> _Given request_
Find each line with the word "this" and copy it.

____________

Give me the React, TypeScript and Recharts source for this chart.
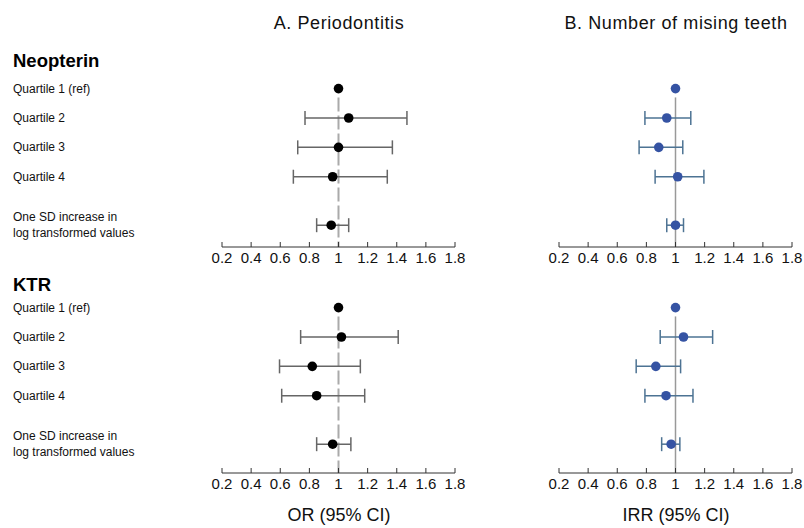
import React from "react";
import {
  ErrorBar,
  ReferenceLine,
  Scatter,
  ScatterChart,
  XAxis,
  YAxis,
} from "recharts";

// row labels and tick values
const ROW_LABELS = [
  "Quartile 1 (ref)",
  "Quartile 2",
  "Quartile 3",
  "Quartile 4",
  "One SD increase in\nlog transformed values",
];
const X_TICKS = [0.2, 0.4, 0.6, 0.8, 1, 1.2, 1.4, 1.6, 1.8];

// Neopterin
const NEO_OR = [1, 1.07, 1.0, 0.96, 0.95];
const NEO_OR_LO = [null, 0.77, 0.72, 0.69, 0.85];
const NEO_OR_HI = [null, 1.47, 1.37, 1.335, 1.07];
const NEO_IRR = [1, 0.94, 0.885, 1.015, 1.0];
const NEO_IRR_LO = [null, 0.79, 0.75, 0.86, 0.94];
const NEO_IRR_HI = [null, 1.105, 1.05, 1.195, 1.055];

// KTR
const KTR_OR = [1, 1.02, 0.82, 0.85, 0.96];
const KTR_OR_LO = [null, 0.74, 0.595, 0.61, 0.85];
const KTR_OR_HI = [null, 1.41, 1.15, 1.18, 1.085];
const KTR_IRR = [1, 1.055, 0.865, 0.935, 0.97];
const KTR_IRR_LO = [null, 0.895, 0.73, 0.79, 0.905];
const KTR_IRR_HI = [null, 1.255, 1.035, 1.12, 1.03];

const FONT = '"Liberation Sans", Arial, Helvetica, sans-serif';
const ROW_STEP = 29.3;
const PLOT_W = 233;
const AXIS_H = 30;

// the SD row sits a bit lower than the quartile rows
const rowPos = (i: number) => (i < 4 ? i : 4.65);

function buildRows(est: number[], lo: (number | null)[], hi: (number | null)[]) {
  return est.map((v, i) => ({
    row: rowPos(i),
    est: v,
    err: lo[i] == null ? null : [v - (lo[i] as number), (hi[i] as number) - v],
  }));
}

const XTick = (props: any) => {
  const { x, y, payload } = props;
  return (
    <g>
      <line x1={x} x2={x} y1={y - 5} y2={y} stroke="#333" />
      <text x={x} y={y + 16} textAnchor="middle" fontSize={15} fill="#111" fontFamily={FONT}>
        {payload.value}
      </text>
    </g>
  );
};

const RowLabel = (props: any) => {
  const { y, payload } = props;
  const idx = [0, 1, 2, 3, 4].find((i) => rowPos(i) === payload.value) ?? 0;
  const lines = ROW_LABELS[idx].split("\n");
  const off = lines.length > 1 ? -8 : 0;
  return (
    <text x={13} y={y + off} fontSize={12} fill="#111" fontFamily={FONT} dominantBaseline="central">
      {lines.map((l, k) => (
        <tspan key={k} x={13} dy={k === 0 ? 0 : 15.5}>
          {l}
        </tspan>
      ))}
    </text>
  );
};

interface PanelProps {
  data: ReturnType<typeof buildRows>;
  top: number;
  q1y: number;
  axisY: number;
  left: boolean;
}

function Panel({ data, top, q1y, axisY, left }: PanelProps) {
  const yMin = -0.6;
  const yMax = (axisY - q1y) / ROW_STEP;
  const plotH = axisY - top;
  const marginLeft = left ? 13 : 20;
  const yWidth = left ? 209 : 0;
  const width = marginLeft + yWidth + PLOT_W + 18;
  const dot = left ? "#000" : "#3553a3";
  const bar = left ? "#666" : "#4d7393";
  return (
    <div
      style={{
        position: "absolute",
        left: left ? 0 : 559 - marginLeft,
        top,
      }}
    >
      <ScatterChart
        width={width}
        height={plotH + AXIS_H}
        margin={{ top: 0, right: 18, bottom: 0, left: marginLeft }}
      >
        <XAxis
          type="number"
          dataKey="est"
          domain={[0.2, 1.8]}
          ticks={X_TICKS}
          interval={0}
          tickLine={false}
          tickSize={0}
          tickMargin={0}
          height={AXIS_H}
          axisLine={{ stroke: "#333" }}
          tick={<XTick />}
          allowDataOverflow
        />
        <YAxis
          type="number"
          dataKey="row"
          domain={[yMin, yMax]}
          reversed
          hide={!left}
          width={yWidth}
          ticks={data.map((d) => d.row)}
          interval={0}
          axisLine={false}
          tickLine={false}
          tick={<RowLabel />}
          allowDataOverflow
        />
        <ReferenceLine
          segment={[
            { x: 1, y: 0.3 },
            { x: 1, y: yMax },
          ]}
          stroke={left ? "#aaa" : "#999"}
          strokeWidth={left ? 2 : 1.5}
          strokeDasharray={left ? "14 4" : undefined}
        />
        <Scatter
          data={data}
          isAnimationActive={false}
          shape={(p: any) => <circle cx={p.cx} cy={p.cy} r={4.8} fill={dot} />}
        >
          <ErrorBar dataKey="err" direction="x" width={7} stroke={bar} strokeWidth={1.5} />
        </Scatter>
      </ScatterChart>
    </div>
  );
}

export default function App() {
  return (
    <div style={{ position: "relative", width: 804, height: 528, background: "#fff", fontFamily: FONT }}>
      <style>{"body{margin:0}"}</style>
      <Panel data={buildRows(NEO_OR, NEO_OR_LO, NEO_OR_HI)} top={71} q1y={89} axisY={247} left />
      <Panel data={buildRows(NEO_IRR, NEO_IRR_LO, NEO_IRR_HI)} top={71} q1y={89} axisY={247} left={false} />
      <Panel data={buildRows(KTR_OR, KTR_OR_LO, KTR_OR_HI)} top={290} q1y={308} axisY={473} left />
      <Panel data={buildRows(KTR_IRR, KTR_IRR_LO, KTR_IRR_HI)} top={290} q1y={308} axisY={473} left={false} />
      <svg
        width={804}
        height={528}
        style={{ position: "absolute", left: 0, top: 0, pointerEvents: "none" }}
        fontFamily={FONT}
      >
        <text x={339} y={29} textAnchor="middle" fontSize={18} letterSpacing={0.6} fill="#111">
          A. Periodontitis
        </text>
        <text x={676} y={29} textAnchor="middle" fontSize={18} letterSpacing={0.6} fill="#111">
          B. Number of mising teeth
        </text>
        <text x={13} y={67} fontSize={18.5} fontWeight="bold" fill="#000">
          Neopterin
        </text>
        <text x={13} y={291} fontSize={18.5} fontWeight="bold" fill="#000">
          KTR
        </text>
        <text x={339} y={521} textAnchor="middle" fontSize={18} fill="#111">
          OR (95% CI)
        </text>
        <text x={676} y={521} textAnchor="middle" fontSize={18} fill="#111">
          IRR (95% CI)
        </text>
      </svg>
    </div>
  );
}
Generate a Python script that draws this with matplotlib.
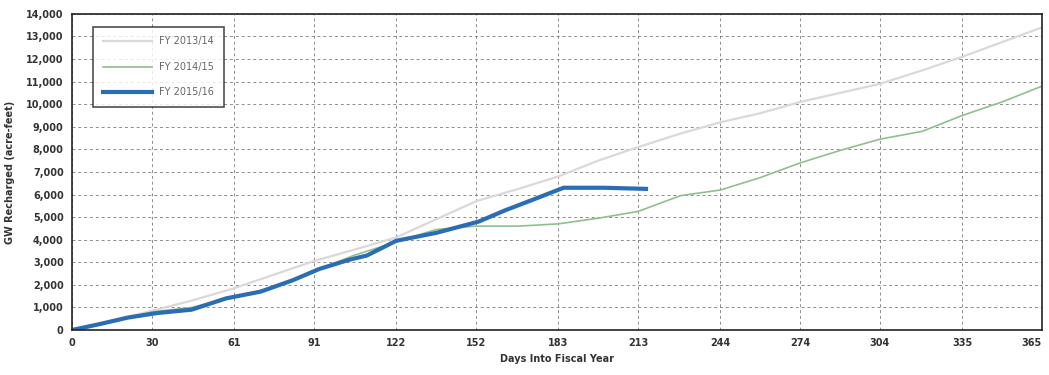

____________

> _Task response_
Give me the React, TypeScript and Recharts source for this chart.
Generate a Python script that draws this with matplotlib.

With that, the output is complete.